From her contacts in the intelligence community, she had already heard the rumblings of an “accident” at Chernobyl. A radiation leak. Dead bodies. The place was being evacuated. And if Nicolas had been successful, such a mass departure was too late. Perhaps her son had been caught up in the resultant chaos and had been unable to report to her yet. Her operation was set to commence in another forty-five minutes, once she heard confirmation from Nicolas.

As she climbed the stairs, she imagined him gloating in his success, possibly even enjoying a secret tryst with little Elena. It would not be unlike Nicolas to celebrate first and attend to business afterward. Anger tempered her anxiety.

She finally reached the floor above the control station. It had been converted into a domicile for the technicians: bedrooms, exercise space, and a central communal area full of sofas and dining tables. The only occupants at the moment were ten children. She knew each by name.

They turned to stare at her, their heads swiveling all at once, like a flock of birds turning in midflight. Savina felt a flicker of apprehension, a recognition of the foreignness of their minds. The Omega subjects were savants so talented that their skills crossed the threshold of the physical to a realm where Savina could not travel.

Boris, a thirteen-year-old with eyes so blue they appeared frosted, seemed almost to be studying her. His talent was an eidetic memory coupled with a retention that frightened. He even remembered his own birth.

“Why were we not allowed to go with the others?” he asked.

More heads nodded.

Savina swallowed before answering. “There is another path for all of you. Do you have your bags packed?”

They just stared. No answer was necessary. Of course their bags were packed. The question displayed the level of her own nervousness. Before her lay the power that would fuel the Motherland into a new era. And deep down, Savina knew such a power remained beyond her full comprehension.

“We will be leaving in an hour,” Savina said.

Those ten pairs of blue eyes stared back at her.

Footsteps sounded behind her. She turned as one of the technicians joined her.

“General-Major,” he said, “we’re having some glitch with the blast doors on the other side of the tunnel. If you could advise us how to proceed.”

She nodded, glad to focus her mind upon a problem.

She followed the technician back to the staircase. Still, she felt those ten pairs of eyes tracking her, cold and dispassionate, icy in their regard. To escape their judgment, she hurried down the stairs.

“Open the doors!” Monk called to Konstantin.

From inside the control station, the boy nodded. Electric motors sounded, and large steel gears began rolling the blast doors out of the way, splitting down the middle.

Konstantin came running over to him, out of breath. “Five minutes,” the boy warned.

Monk understood. Konstantin had sent the tunnel’s digital camera system into a diagnostic shutdown and reboot. The clever kid had engineered a five-minute blackout. They had that long to evacuate the children from the train before the cameras were back online.

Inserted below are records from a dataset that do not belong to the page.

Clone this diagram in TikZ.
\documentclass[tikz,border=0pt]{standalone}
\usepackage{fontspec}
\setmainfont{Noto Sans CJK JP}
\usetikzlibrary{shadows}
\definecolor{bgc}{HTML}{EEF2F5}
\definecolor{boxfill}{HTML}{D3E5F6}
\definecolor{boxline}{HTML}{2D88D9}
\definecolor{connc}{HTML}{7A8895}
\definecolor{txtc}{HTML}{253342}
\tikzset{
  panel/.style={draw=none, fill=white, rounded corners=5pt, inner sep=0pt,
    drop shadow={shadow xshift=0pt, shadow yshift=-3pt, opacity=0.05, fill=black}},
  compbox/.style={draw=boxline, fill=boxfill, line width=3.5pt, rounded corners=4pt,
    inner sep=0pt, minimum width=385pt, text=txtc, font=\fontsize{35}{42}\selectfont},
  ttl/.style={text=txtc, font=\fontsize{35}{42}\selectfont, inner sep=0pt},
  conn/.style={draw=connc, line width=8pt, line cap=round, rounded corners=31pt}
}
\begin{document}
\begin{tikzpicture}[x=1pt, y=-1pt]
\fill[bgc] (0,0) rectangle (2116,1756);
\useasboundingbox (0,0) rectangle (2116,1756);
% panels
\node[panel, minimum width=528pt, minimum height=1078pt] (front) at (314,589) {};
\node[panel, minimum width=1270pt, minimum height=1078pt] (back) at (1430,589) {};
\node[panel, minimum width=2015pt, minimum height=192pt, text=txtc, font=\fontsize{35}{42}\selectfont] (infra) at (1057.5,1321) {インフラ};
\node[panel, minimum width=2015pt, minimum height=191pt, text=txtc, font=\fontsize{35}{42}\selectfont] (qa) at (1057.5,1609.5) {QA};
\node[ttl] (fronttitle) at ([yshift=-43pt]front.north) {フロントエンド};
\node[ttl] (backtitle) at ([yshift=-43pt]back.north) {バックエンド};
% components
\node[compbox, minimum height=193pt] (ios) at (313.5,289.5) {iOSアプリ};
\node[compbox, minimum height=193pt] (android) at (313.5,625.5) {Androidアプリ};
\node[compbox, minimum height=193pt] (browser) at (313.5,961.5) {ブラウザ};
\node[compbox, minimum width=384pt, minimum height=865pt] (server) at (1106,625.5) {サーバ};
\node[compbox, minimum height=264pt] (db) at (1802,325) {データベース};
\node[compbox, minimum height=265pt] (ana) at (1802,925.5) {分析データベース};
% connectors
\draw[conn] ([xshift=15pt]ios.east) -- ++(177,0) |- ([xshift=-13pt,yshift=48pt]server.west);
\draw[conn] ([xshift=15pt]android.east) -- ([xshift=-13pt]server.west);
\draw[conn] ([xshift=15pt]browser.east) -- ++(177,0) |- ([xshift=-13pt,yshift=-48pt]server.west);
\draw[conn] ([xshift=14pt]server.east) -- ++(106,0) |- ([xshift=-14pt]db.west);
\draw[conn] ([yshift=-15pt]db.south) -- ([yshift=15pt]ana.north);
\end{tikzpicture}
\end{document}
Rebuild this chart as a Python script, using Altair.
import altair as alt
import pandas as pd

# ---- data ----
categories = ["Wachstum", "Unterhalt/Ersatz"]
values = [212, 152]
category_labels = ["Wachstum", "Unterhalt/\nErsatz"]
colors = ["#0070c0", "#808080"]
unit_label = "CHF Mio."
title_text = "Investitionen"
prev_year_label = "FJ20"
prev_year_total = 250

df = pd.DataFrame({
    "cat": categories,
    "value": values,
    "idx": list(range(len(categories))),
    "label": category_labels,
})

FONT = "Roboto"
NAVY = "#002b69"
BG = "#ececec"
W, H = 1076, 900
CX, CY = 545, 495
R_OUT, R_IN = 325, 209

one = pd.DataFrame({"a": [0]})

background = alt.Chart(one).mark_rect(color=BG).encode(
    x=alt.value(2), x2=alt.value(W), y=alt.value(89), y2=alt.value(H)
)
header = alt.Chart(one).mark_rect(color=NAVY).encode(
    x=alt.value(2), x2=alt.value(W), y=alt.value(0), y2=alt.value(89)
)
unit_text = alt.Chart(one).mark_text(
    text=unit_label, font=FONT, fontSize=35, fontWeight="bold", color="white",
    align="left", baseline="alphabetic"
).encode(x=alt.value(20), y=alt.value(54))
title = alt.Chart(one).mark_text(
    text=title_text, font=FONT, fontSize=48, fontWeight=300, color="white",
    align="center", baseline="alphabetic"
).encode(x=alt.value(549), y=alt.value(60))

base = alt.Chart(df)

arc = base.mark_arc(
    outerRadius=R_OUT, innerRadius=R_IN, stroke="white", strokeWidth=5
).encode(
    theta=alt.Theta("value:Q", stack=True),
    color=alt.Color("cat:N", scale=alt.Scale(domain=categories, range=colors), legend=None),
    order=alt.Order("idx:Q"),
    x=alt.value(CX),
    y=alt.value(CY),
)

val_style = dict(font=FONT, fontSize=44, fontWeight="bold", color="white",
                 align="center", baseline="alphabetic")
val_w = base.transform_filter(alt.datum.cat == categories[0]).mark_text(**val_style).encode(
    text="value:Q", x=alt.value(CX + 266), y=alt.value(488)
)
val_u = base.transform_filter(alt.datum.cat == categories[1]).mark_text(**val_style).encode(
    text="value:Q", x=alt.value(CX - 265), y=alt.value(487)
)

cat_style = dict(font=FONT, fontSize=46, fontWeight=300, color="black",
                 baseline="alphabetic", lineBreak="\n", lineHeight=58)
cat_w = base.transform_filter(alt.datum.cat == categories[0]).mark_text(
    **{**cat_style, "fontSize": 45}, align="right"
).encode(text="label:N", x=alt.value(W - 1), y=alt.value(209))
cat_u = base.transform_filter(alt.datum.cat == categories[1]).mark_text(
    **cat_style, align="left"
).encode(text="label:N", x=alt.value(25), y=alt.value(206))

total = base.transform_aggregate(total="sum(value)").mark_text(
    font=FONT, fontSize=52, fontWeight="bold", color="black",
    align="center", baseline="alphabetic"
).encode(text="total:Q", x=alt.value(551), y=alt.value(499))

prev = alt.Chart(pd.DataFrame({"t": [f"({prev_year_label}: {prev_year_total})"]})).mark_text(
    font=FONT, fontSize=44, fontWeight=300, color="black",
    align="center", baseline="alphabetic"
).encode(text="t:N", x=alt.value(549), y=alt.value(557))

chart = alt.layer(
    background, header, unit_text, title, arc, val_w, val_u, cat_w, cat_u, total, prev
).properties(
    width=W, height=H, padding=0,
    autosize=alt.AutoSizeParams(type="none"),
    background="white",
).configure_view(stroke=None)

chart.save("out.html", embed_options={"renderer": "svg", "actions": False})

There was little else he could do. The master control station lay at the other end of the tunnel. Once the subterfuge was detected, the other station would kill the power to Konstantin’s shack.

They had only this one shot.

As the doors parted, Monk squeezed through, followed by Konstantin. Marta also loped after them. The old chimpanzee wheezed with exhaustion, but she didn’t slow, even passing Monk.

The old girl knew they had to hurry.